**Exercise objective:** Extract the opening line of the entries and every line after it, stopping at and including the line that contains "ax = fig.add_axes([0.115, 0.09, 0.897, 0.831])". Do not include pictures.

**Records provided:**
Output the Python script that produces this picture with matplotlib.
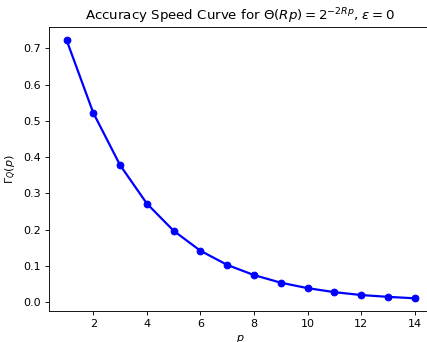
import numpy as np
import matplotlib
matplotlib.use("Agg")
import matplotlib.pyplot as plt

# values
p_values = [1, 2, 3, 4, 5, 6, 7, 8, 9, 10, 11, 12, 13, 14]
gamma_q = [0.723, 0.522, 0.378, 0.272, 0.197, 0.142, 0.103, 0.075,
           0.054, 0.039, 0.028, 0.020, 0.015, 0.011]

fig = plt.figure(figsize=(427 / 80, 342 / 80), dpi=80)
# right edge of the axes sits just past the image border, as in the cropped original
ax = fig.add_axes([0.115, 0.09, 0.897, 0.831])

ax.plot(p_values, gamma_q, 'o-', color='blue', linewidth=2, markersize=6)
ax.set_xlabel('$p$')
ax.set_ylabel(r'$\Gamma_Q(p)$')
ax.set_title(r'Accuracy Speed Curve for $\Theta(Rp) = 2^{-2Rp}$, $\varepsilon = 0$')

fig.savefig('out.png', dpi=80)
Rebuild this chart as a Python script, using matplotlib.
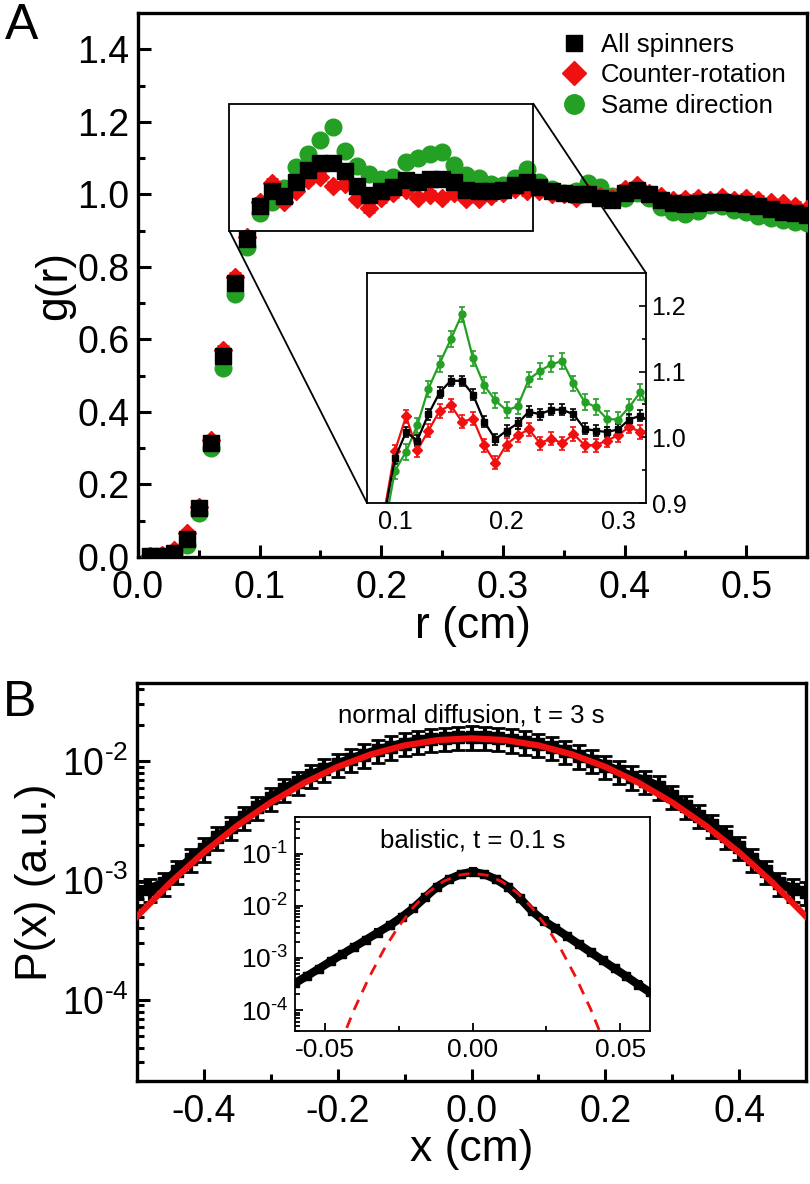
import numpy as np
import matplotlib
matplotlib.use("Agg")
import matplotlib.pyplot as plt
from matplotlib.lines import Line2D
from matplotlib.patches import Rectangle, ConnectionPatch
from matplotlib.ticker import MultipleLocator, LogLocator, NullFormatter, FixedLocator

plt.rcParams['font.family'] = ['Liberation Sans', 'DejaVu Sans']
plt.rcParams['mathtext.fontset'] = 'custom'
plt.rcParams['mathtext.rm'] = 'Liberation Sans'
plt.rcParams['mathtext.it'] = 'Liberation Sans:italic'
plt.rcParams['axes.unicode_minus'] = False

# ---------------- Panel A data ----------------
r_cm = [0.01, 0.02, 0.03, 0.04, 0.05, 0.06, 0.07, 0.08, 0.09, 0.10,
        0.11, 0.12, 0.13, 0.14, 0.15, 0.16, 0.17, 0.18, 0.19, 0.20,
        0.21, 0.22, 0.23, 0.24, 0.25, 0.26, 0.27, 0.28, 0.29, 0.30,
        0.31, 0.32, 0.33, 0.34, 0.35, 0.36, 0.37, 0.38, 0.39, 0.40,
        0.41, 0.42, 0.43, 0.44, 0.45, 0.46, 0.47, 0.48, 0.49, 0.50,
        0.51, 0.52, 0.53, 0.54, 0.55]
g_all = [0.003, 0.004, 0.010, 0.049, 0.134, 0.314, 0.554, 0.755, 0.876, 0.968,
         1.008, 0.995, 1.035, 1.068, 1.086, 1.086, 1.065, 1.024, 0.997, 1.010,
         1.021, 1.039, 1.035, 1.042, 1.042, 1.035, 1.013, 1.010, 1.008, 1.012,
         1.027, 1.033, 1.021, 1.010, 1.005, 1.000, 1.002, 0.990, 0.985, 1.005,
         1.012, 1.000, 0.985, 0.975, 0.973, 0.976, 0.980, 0.978, 0.975, 0.972,
         0.968, 0.960, 0.952, 0.948, 0.943]
g_counter = [0.004, 0.006, 0.020, 0.065, 0.139, 0.323, 0.571, 0.773, 0.882, 0.979,
             1.032, 0.980, 1.010, 1.040, 1.049, 1.024, 1.028, 0.988, 0.961, 0.989,
             1.003, 1.012, 0.991, 0.998, 0.991, 1.005, 0.988, 0.988, 0.995, 1.003,
             1.016, 1.008, 1.010, 1.000, 1.002, 0.990, 1.005, 0.995, 0.990, 1.015,
             1.025, 1.005, 0.995, 0.985, 0.988, 0.990, 0.985, 0.992, 0.985, 0.990,
             0.985, 0.978, 0.975, 0.968, 0.960]
g_same = [0.002, 0.003, 0.010, 0.033, 0.121, 0.300, 0.521, 0.725, 0.856, 0.949,
          0.978, 1.018, 1.074, 1.112, 1.149, 1.187, 1.120, 1.079, 1.056, 1.041,
          1.047, 1.088, 1.101, 1.111, 1.116, 1.082, 1.054, 1.046, 1.028, 1.027,
          1.046, 1.069, 1.035, 1.015, 1.005, 1.010, 1.030, 1.020, 0.995, 0.990,
          1.005, 0.990, 0.965, 0.950, 0.945, 0.955, 0.970, 0.968, 0.958, 0.950,
          0.940, 0.935, 0.930, 0.925, 0.920]
err_all = 0.008
err_counter = 0.010
err_same = 0.012

legend_labels = ["All spinners", "Counter-rotation", "Same direction"]

# ---------------- Panel B data ----------------
x_cm = [-0.50, -0.48, -0.46, -0.44, -0.42, -0.40, -0.38, -0.36, -0.34, -0.32,
        -0.30, -0.28, -0.26, -0.24, -0.22, -0.20, -0.18, -0.16, -0.14, -0.12,
        -0.10, -0.08, -0.06, -0.04, -0.02, 0.00, 0.02, 0.04, 0.06, 0.08,
        0.10, 0.12, 0.14, 0.16, 0.18, 0.20, 0.22, 0.24, 0.26, 0.28,
        0.30, 0.32, 0.34, 0.36, 0.38, 0.40, 0.42, 0.44, 0.46, 0.48, 0.50]
p_slow = [8.0e-4, 8.5e-4, 9.5e-4, 1.2e-3, 1.5e-3, 1.85e-3, 2.3e-3, 2.8e-3, 3.4e-3, 4.1e-3,
          4.9e-3, 5.8e-3, 6.7e-3, 7.6e-3, 8.5e-3, 9.4e-3, 1.04e-2, 1.13e-2, 1.23e-2, 1.32e-2,
          1.40e-2, 1.47e-2, 1.52e-2, 1.56e-2, 1.58e-2, 1.60e-2, 1.58e-2, 1.55e-2, 1.51e-2, 1.45e-2,
          1.38e-2, 1.30e-2, 1.21e-2, 1.11e-2, 1.01e-2, 9.1e-3, 8.2e-3, 7.4e-3, 6.8e-3, 6.1e-3,
          5.1e-3, 4.2e-3, 3.5e-3, 2.9e-3, 2.35e-3, 1.9e-3, 1.5e-3, 1.2e-3, 9.5e-4, 8.5e-4, 8.0e-4]
err_slow_rel = 0.22

x_fit = [-0.50, -0.45, -0.40, -0.35, -0.30, -0.25, -0.20, -0.15, -0.10, -0.05, 0.00,
         0.05, 0.10, 0.15, 0.20, 0.25, 0.30, 0.35, 0.40, 0.45, 0.50]
p_fit = [5.0e-4, 9.6e-4, 1.72e-3, 2.88e-3, 4.50e-3, 6.57e-3, 8.95e-3, 1.138e-2, 1.351e-2, 1.498e-2, 1.55e-2,
         1.498e-2, 1.351e-2, 1.138e-2, 8.95e-3, 6.57e-3, 4.50e-3, 2.88e-3, 1.72e-3, 9.6e-4, 5.0e-4]

x_fast = [-0.060, -0.056, -0.052, -0.048, -0.044, -0.040, -0.036, -0.032, -0.028, -0.024,
          -0.020, -0.016, -0.012, -0.008, -0.004, 0.000, 0.004, 0.008, 0.012, 0.016,
          0.020, 0.024, 0.028, 0.032, 0.036, 0.040, 0.044, 0.048, 0.052, 0.056, 0.060]
p_fast = [3.3e-4, 4.5e-4, 6.2e-4, 8.6e-4, 1.18e-3, 1.62e-3, 2.23e-3, 3.07e-3, 4.2e-3, 6.0e-3,
          9.0e-3, 1.45e-2, 2.3e-2, 3.2e-2, 4.0e-2, 4.5e-2, 4.0e-2, 3.2e-2, 2.3e-2, 1.4e-2,
          8.0e-3, 5.2e-3, 3.7e-3, 2.6e-3, 1.82e-3, 1.28e-3, 9.0e-4, 6.3e-4, 4.45e-4, 3.1e-4, 2.2e-4]
err_fast_rel = 0.15

x_gfit = [-0.045, -0.040, -0.035, -0.030, -0.025, -0.020, -0.015, -0.010, -0.005, 0.000,
          0.005, 0.010, 0.015, 0.020, 0.025, 0.030, 0.035, 0.040, 0.045]
p_gfit = [2.07e-5, 1.03e-4, 4.21e-4, 1.43e-3, 4.01e-3, 9.34e-3, 1.80e-2, 2.88e-2, 3.82e-2, 4.2e-2,
          3.82e-2, 2.88e-2, 1.80e-2, 9.34e-3, 4.01e-3, 1.43e-3, 4.21e-4, 1.03e-4, 2.07e-5]

BLACK = '#000000'
RED = '#f01010'
GREEN = '#24a024'

W, H = 810, 1184
fig = plt.figure(figsize=(W / 100, H / 100), dpi=100)


def frac(l, t, r, b):
    return [l / W, 1 - b / H, (r - l) / W, (b - t) / H]


def style_main(ax):
    for s in ax.spines.values():
        s.set_linewidth(2.4)
    ax.tick_params(which='both', direction='in', top=False, right=False, width=2.2,
                   labelsize=27, pad=6)
    ax.tick_params(which='major', length=9)
    ax.tick_params(which='minor', length=5)


def pow_label(v, p):
    e = int(round(np.log10(v)))
    return r'$\mathregular{10^{\text{-}%d}}$' % abs(e)


# ================= Panel A =================
axA = fig.add_axes(frac(138, 13, 807, 557))
series = [(g_same, err_same, GREEN, 'o', 12.0),
          (g_counter, err_counter, RED, 'D', 9.5),
          (g_all, err_all, BLACK, 's', 11.5)]
for vals, err, col, mk, ms in series:
    axA.errorbar(r_cm, vals, yerr=err, fmt=mk, color=col, ms=ms, mec=col,
                 ecolor=col, elinewidth=2, capsize=4, capthick=2, zorder=3)
axA.set_xlim(0, 0.55)
axA.set_ylim(0, 1.5)
axA.xaxis.set_major_locator(MultipleLocator(0.1))
axA.xaxis.set_minor_locator(MultipleLocator(0.05))
axA.yaxis.set_major_locator(FixedLocator([0.0, 0.2, 0.4, 0.6, 0.8, 1.0, 1.2, 1.4]))
axA.yaxis.set_minor_locator(FixedLocator([0.1, 0.3, 0.5, 0.7, 0.9, 1.1, 1.3]))
axA.xaxis.set_major_formatter(matplotlib.ticker.FormatStrFormatter('%.1f'))
axA.yaxis.set_major_formatter(matplotlib.ticker.FormatStrFormatter('%.1f'))
style_main(axA)
axA.tick_params(axis='x', pad=9)
axA.set_xlabel('r (cm)', fontsize=32, labelpad=0)
axA.set_ylabel('g(r)', fontsize=32, labelpad=2)

handles = [Line2D([], [], ls='none', marker='s', color=BLACK, ms=11),
           Line2D([], [], ls='none', marker='D', color=RED, ms=12),
           Line2D([], [], ls='none', marker='o', color=GREEN, ms=14)]
axA.legend(handles, legend_labels, loc='upper left', bbox_to_anchor=((561 - 138) / 669, (557 - 33) / 544),
           frameon=False, fontsize=18.5, handlelength=1.0, handletextpad=0.55,
           labelspacing=0.25, borderpad=0, borderaxespad=0)

# zoom rectangle
rect_x0, rect_x1, rect_y0, rect_y1 = 0.075, 0.325, 0.9, 1.25
axA.add_patch(Rectangle((rect_x0, rect_y0), rect_x1 - rect_x0, rect_y1 - rect_y0,
                        fill=False, ec='black', lw=1.3, zorder=5))

# inset A
axIA = fig.add_axes(frac(367, 273, 646, 503))
for vals, err, col, mk, ms in series:
    axIA.errorbar(r_cm, vals, yerr=err, fmt='-' + mk, color=col, ms=5, mec=col,
                  ecolor=col, elinewidth=1.2, capsize=2.5, capthick=1.2, lw=1.6)
axIA.set_xlim(rect_x0, rect_x1)
axIA.set_ylim(rect_y0, rect_y1)
axIA.xaxis.set_major_locator(FixedLocator([0.1, 0.2, 0.3]))
axIA.yaxis.set_major_locator(FixedLocator([0.9, 1.0, 1.1, 1.2]))
axIA.yaxis.set_minor_locator(FixedLocator([0.95, 1.05, 1.15]))
axIA.xaxis.set_major_formatter(matplotlib.ticker.FormatStrFormatter('%.1f'))
axIA.yaxis.set_major_formatter(matplotlib.ticker.FormatStrFormatter('%.1f'))
axIA.yaxis.tick_right()
for s in axIA.spines.values():
    s.set_linewidth(1.3)
axIA.tick_params(axis='y', which='both', direction='in', left=False, right=True, labelsize=18, width=1.2, pad=4)
axIA.tick_params(axis='y', which='major', length=5)
axIA.tick_params(axis='y', which='minor', length=3)
axIA.tick_params(axis='x', which='both', direction='in', length=0, labelsize=18, pad=5)

for xyA, xyB in [((rect_x0, rect_y0), (0, 0)), ((rect_x1, rect_y1), (1, 1))]:
    cp = ConnectionPatch(xyA=xyA, coordsA=axA.transData, xyB=xyB, coordsB=axIA.transAxes,
                         color='black', lw=1.3)
    fig.add_artist(cp)

# ================= Panel B =================
axB = fig.add_axes(frac(137, 683, 806, 1081))
p_slow_arr = np.array(p_slow)
axB.errorbar(x_cm, p_slow, yerr=err_slow_rel * p_slow_arr, fmt='s', color=BLACK, ms=8,
             ecolor=BLACK, elinewidth=3, capsize=5, capthick=2, zorder=2)
axB.plot(x_cm, p_slow, color=BLACK, lw=7, zorder=2)
axB.plot(x_fit, p_fit, color=RED, lw=4.5, zorder=3)
axB.set_yscale('log')
axB.set_xlim(-0.5, 0.5)
axB.set_ylim(2.1e-5, 4.5e-2)
axB.xaxis.set_major_locator(FixedLocator([-0.4, -0.2, 0.0, 0.2, 0.4]))
axB.xaxis.set_minor_locator(FixedLocator([-0.3, -0.1, 0.1, 0.3]))
axB.xaxis.set_major_formatter(matplotlib.ticker.FormatStrFormatter('%.1f'))
axB.yaxis.set_major_locator(FixedLocator([1e-4, 1e-3, 1e-2]))
axB.yaxis.set_major_formatter(matplotlib.ticker.FuncFormatter(pow_label))
axB.yaxis.set_minor_locator(LogLocator(base=10, subs=np.arange(2, 10)))
axB.yaxis.set_minor_formatter(NullFormatter())
style_main(axB)
axB.tick_params(axis='x', pad=9)
axB.set_xlabel('x (cm)', fontsize=32, labelpad=0)
axB.set_ylabel('P(x) (a.u.)', fontsize=32, labelpad=4)
axB.text(0.0, 2.4e-2, 'normal diffusion, t = 3 s', ha='center', va='center', fontsize=18.5)

# inset B
axIB = fig.add_axes(frac(295, 817, 650, 1031))
p_fast_arr = np.array(p_fast)
axIB.errorbar(x_fast, p_fast, yerr=err_fast_rel * p_fast_arr, fmt='s', color=BLACK, ms=5.5,
              ecolor=BLACK, elinewidth=2, capsize=3, capthick=1.5, zorder=2)
axIB.plot(x_fast, p_fast, color=BLACK, lw=6, zorder=2)
axIB.plot(x_gfit, p_gfit, color=RED, lw=2, ls=(0, (4, 3)), zorder=3)
axIB.set_yscale('log')
axIB.set_xlim(-0.06, 0.06)
axIB.set_ylim(4e-5, 0.5)
axIB.xaxis.set_major_locator(FixedLocator([-0.05, 0.0, 0.05]))
axIB.xaxis.set_minor_locator(FixedLocator([-0.025, 0.025]))
axIB.xaxis.set_major_formatter(matplotlib.ticker.FormatStrFormatter('%.2f'))
axIB.yaxis.set_major_locator(FixedLocator([1e-4, 1e-3, 1e-2, 1e-1]))
axIB.yaxis.set_major_formatter(matplotlib.ticker.FuncFormatter(pow_label))
axIB.yaxis.set_minor_locator(LogLocator(base=10, subs=np.arange(2, 10)))
axIB.yaxis.set_minor_formatter(NullFormatter())
for s in axIB.spines.values():
    s.set_linewidth(1.3)
axIB.tick_params(which='both', direction='in', top=False, right=False, labelsize=19, width=1.3, pad=5)
axIB.tick_params(which='major', length=6)
axIB.tick_params(which='minor', length=3.5)
axIB.text(0.0, 0.18, 'balistic, t = 0.1 s', ha='center', va='center', fontsize=18.5)

# panel letters
fig.text(5 / W, 1 - 3 / H, 'A', fontsize=36, ha='left', va='top')
fig.text(3 / W, 1 - 680 / H, 'B', fontsize=36, ha='left', va='top')

fig.savefig('out.png', dpi=100)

**Answer to the exercise:**
Output the Python script that produces this picture with matplotlib.
import numpy as np
import matplotlib
matplotlib.use("Agg")
import matplotlib.pyplot as plt

# values
p_values = [1, 2, 3, 4, 5, 6, 7, 8, 9, 10, 11, 12, 13, 14]
gamma_q = [0.723, 0.522, 0.378, 0.272, 0.197, 0.142, 0.103, 0.075,
           0.054, 0.039, 0.028, 0.020, 0.015, 0.011]

fig = plt.figure(figsize=(427 / 80, 342 / 80), dpi=80)
# right edge of the axes sits just past the image border, as in the cropped original
ax = fig.add_axes([0.115, 0.09, 0.897, 0.831])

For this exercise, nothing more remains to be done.